One reason for this situation is that Hispanics are lacking one great advantage that enabled the Irish and Italians to boost their status. That was the legislation that sharply reduced the previous Great Wave of immigration that crested in the early 20th century. With immigration cut, wages improved for workers, native-born and foreign-born alike. At the same time, the reduced numbers made it easier for the Melting Pot to render diversity into unity. The irony is overwhelming when immigration enthusiasts point to the success of the Irish and Italians. They seem to have no clue that reducing immigration made this success possible.
Richwine is right on target when he observes that “If we are serious about improving social mobility in the U.S., then importing millions of low-skill immigrants (of any nationality) with uncertain prospects for advancement cannot be the right policy. No one wants the U.S. to be defined by gated communities and rigid class lines common in Latin America – especially when the class lines are tinged by skin color.”
But never underestimate the commitment of the optimists to ignore the obvious. Just two years ago, they were backing legislation, which the Senate passed, to double our already massive level of legal immigration. To justify this flight from reality, they referenced various hocus-pocus studies claiming that immigration is a virtual magic elixir for making our country prosperous.
Well, if that is true, then why is it – after 40 years of mass immigration – that we have significant economic problems that either seem to be getting worse, or at least not any better? They include a shrinking middle class, wage stagnation, substantial unemployment (particularly among minorities and young people) and increasing welfare dependency.

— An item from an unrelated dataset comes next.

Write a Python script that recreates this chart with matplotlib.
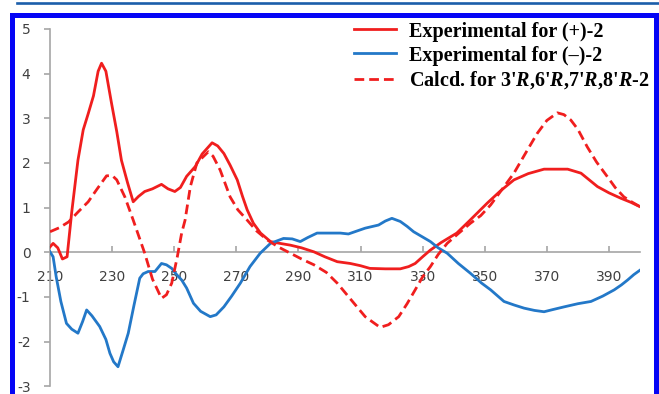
import matplotlib
matplotlib.use("Agg")
import matplotlib.pyplot as plt
from matplotlib.patches import Rectangle
from matplotlib.lines import Line2D

# ---- data ----
wl_plus = [210, 211, 212.5, 214, 215.5, 217, 219, 220.7, 222.3, 224, 225.5, 226.6, 228, 229.8,
           231.5, 233, 235, 236.8, 238.5, 240.5, 243, 245.9, 248, 250.2, 252, 254, 256.8, 259,
           262.2, 264, 266, 268, 270.3, 272, 273.5, 275.5, 277.8, 281, 284, 287.4, 291, 295,
           298.5, 302.5, 306.7, 310, 313, 318, 322.8, 325.5, 327.6, 330, 332.5, 336, 341, 345,
           350.8, 355, 359.4, 364, 369.1, 373, 376.7, 381, 386.3, 390, 393.8, 397, 400]
cd_plus = [0.12, 0.2, 0.1, -0.15, -0.1, 0.9, 2.06, 2.74, 3.1, 3.5, 4.05, 4.23, 4.05, 3.34,
           2.7, 2.06, 1.55, 1.13, 1.25, 1.36, 1.42, 1.52, 1.42, 1.36, 1.45, 1.7, 1.92, 2.2,
           2.45, 2.38, 2.21, 1.95, 1.62, 1.25, 0.95, 0.65, 0.43, 0.24, 0.2, 0.16, 0.1, 0.01,
           -0.1, -0.21, -0.25, -0.3, -0.36, -0.37, -0.37, -0.32, -0.25, -0.1, 0.05, 0.22, 0.43, 0.7,
           1.1, 1.37, 1.62, 1.76, 1.86, 1.86, 1.86, 1.77, 1.47, 1.33, 1.21, 1.12, 1.02]

wl_minus = [210, 211, 212, 213.5, 215.3, 217, 219, 220.5, 221.8, 223.5, 226, 228, 229.3, 230.5,
            231.9, 233.5, 235.2, 237, 238.9, 240, 241.6, 243.8, 245.9, 247.5, 249.2, 250.8, 252.4,
            254, 256.2, 258.5, 261.6, 263.5, 266, 268.5, 271.3, 274.4, 277.7, 281, 285.2, 288,
            290.6, 293, 296, 300, 303.5, 306.1, 309, 311.5, 315.8, 318, 320.1, 322.8, 325, 327.1,
            332.5, 335, 337.9, 341.5, 345.4, 349, 351.9, 356.2, 359.5, 362.7, 366, 369.1, 372,
            375.6, 380, 384.2, 388, 391.7, 394, 396, 398, 400]
cd_minus = [0.01, -0.1, -0.55, -1.1, -1.59, -1.72, -1.81, -1.55, -1.29, -1.42, -1.66, -1.95, -2.26, -2.45,
            -2.56, -2.2, -1.81, -1.2, -0.58, -0.48, -0.43, -0.43, -0.25, -0.28, -0.36, -0.5, -0.62,
            -0.8, -1.14, -1.32, -1.44, -1.4, -1.22, -0.98, -0.69, -0.32, -0.02, 0.2, 0.31, 0.3,
            0.24, 0.33, 0.43, 0.43, 0.43, 0.41, 0.48, 0.54, 0.61, 0.7, 0.76, 0.69, 0.58, 0.46,
            0.24, 0.1, -0.02, -0.25, -0.47, -0.69, -0.84, -1.1, -1.18, -1.25, -1.3, -1.33, -1.28,
            -1.22, -1.15, -1.1, -0.98, -0.84, -0.73, -0.62, -0.5, -0.4]

wl_calc = [210, 213, 216, 219, 222.3, 225, 228.2, 230, 231.5, 234.1, 236.8, 240.5, 243, 245.9,
           247.5, 249.2, 251, 252.4, 253.5, 255.2, 257.3, 261, 262.5, 264.8, 268, 270.5, 273.5,
           276.5, 279.9, 283.5, 287.4, 291, 295, 299, 302.5, 306.1, 311.5, 316.3, 319, 322.3,
           325, 327.6, 330, 332.5, 335, 337.9, 341.5, 345.4, 348.7, 351.9, 355.5, 359.4, 363,
           366.9, 370, 373.4, 375.5, 377.7, 380, 383, 386, 389.5, 392, 394.8, 397.5, 400]
cd_calc = [0.46, 0.55, 0.68, 0.9, 1.13, 1.4, 1.71, 1.72, 1.62, 1.24, 0.72, -0.02, -0.6, -1.03,
           -0.95, -0.69, -0.1, 0.43, 0.72, 1.47, 2.0, 2.25, 2.15, 1.84, 1.24, 0.95, 0.72,
           0.48, 0.28, 0.12, -0.02, -0.15, -0.28, -0.45, -0.69, -0.99, -1.44, -1.68, -1.62, -1.44,
           -1.15, -0.84, -0.55, -0.32, -0.05, 0.2, 0.42, 0.65, 0.82, 1.06, 1.4, 1.77, 2.2,
           2.66, 2.95, 3.12, 3.08, 2.96, 2.75, 2.36, 2.02, 1.69, 1.45, 1.24, 1.12, 1.02]

x_ticks = [210, 230, 250, 270, 290, 310, 330, 350, 370, 390]
y_ticks = [5, 4, 3, 2, 1, 0, -1, -2, -3]
labels = ["Experimental for (+)-2", "Experimental for (\u2013)-2",
          "Calcd. for 3'$R$,6'$R$,7'$R$,8'$R$-2"]

# ---- style ----
plt.rcParams['mathtext.fontset'] = 'custom'
plt.rcParams['mathtext.it'] = 'Liberation Serif:italic:bold'
plt.rcParams['mathtext.rm'] = 'Liberation Serif:bold'

W, H = 659, 394
fig = plt.figure(figsize=(W / 100, H / 100), dpi=100)
fig.patch.set_facecolor('white')

def fx(px):
    return px / W

def fy(py):
    return (H - py) / H

ax = fig.add_axes([fx(50), fy(386.4), fx(640) - fx(50), fy(28.8) - fy(386.4)])
ax.set_xlim(210, 400)
ax.set_ylim(-3, 5)

red = '#F01E1E'
blue = '#2378C8'
ax.plot(wl_plus, cd_plus, color=red, lw=2.0, solid_joinstyle='round', label=labels[0], zorder=3)
ax.plot(wl_minus, cd_minus, color=blue, lw=2.0, solid_joinstyle='round', label=labels[1], zorder=3)
ax.plot(wl_calc, cd_calc, color=red, lw=2.0, dashes=(3.5, 1.8), label=labels[2], zorder=3)

axis_col = '#A6A6A6'
for s in ['top', 'right']:
    ax.spines[s].set_visible(False)
ax.spines['left'].set_color(axis_col)
ax.spines['bottom'].set_color(axis_col)
ax.spines['left'].set_linewidth(1.2)
ax.spines['bottom'].set_linewidth(1.2)
ax.spines['bottom'].set_position(('data', 0))

ax.set_xticks(x_ticks)
ax.set_xticklabels([str(t) for t in x_ticks])
ax.set_yticks(y_ticks)
ax.set_yticklabels([str(t) for t in y_ticks])
ax.tick_params(axis='x', direction='in', length=4, width=1.2, color=axis_col, pad=13,
               labelsize=10, labelcolor='#404040')
ax.tick_params(axis='y', direction='out', length=4, width=1.2, color=axis_col, pad=10,
               labelsize=10, labelcolor='#404040')
for lab in ax.get_xticklabels() + ax.get_yticklabels():
    lab.set_family('DejaVu Sans')

leg = ax.legend(loc='upper left', bbox_to_anchor=(fx(354), fy(21.5)), bbox_transform=fig.transFigure,
                frameon=False, borderpad=0, borderaxespad=0, handlelength=2.1, handletextpad=0.65,
                labelspacing=0.2, prop={'family': 'Liberation Serif', 'weight': 'bold', 'size': 14.5})

# ---- decorative frame ----
fig.add_artist(Line2D([fx(17), fx(659)], [fy(2.5), fy(2.5)], color='#1B5EAA', lw=1.9,
                      transform=fig.transFigure))
fig.add_artist(Rectangle((fx(11.5), fy(420)), fx(655.5) - fx(11.5), fy(14.5) - fy(420),
                         fill=False, edgecolor='#0505F5', lw=3.6, transform=fig.transFigure,
                         zorder=10))

fig.savefig('out.png', dpi=100)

As for assimilation, a major survey by sociologist Robert Putnam found that the areas of the country that had grown the most diverse from immigration had the lowest levels of civic attachment and community involvement. His findings were hardly remarkable because they simply confirmed what most sensible people already knew from observation and commonsense. Putnam, incidentally, is a true believer in diversity. Despite his findings, he assures us, diversity will work out in the end – somehow, some way.
Is there a cure for this mental plague of immigration optimosis? The best hope is repeatedly administered doses of reality and truth, expressed and administered by clear-thinking citizens. Consistent long-term treatments may work a cure. If not, our country’s prognosis is probably terminal.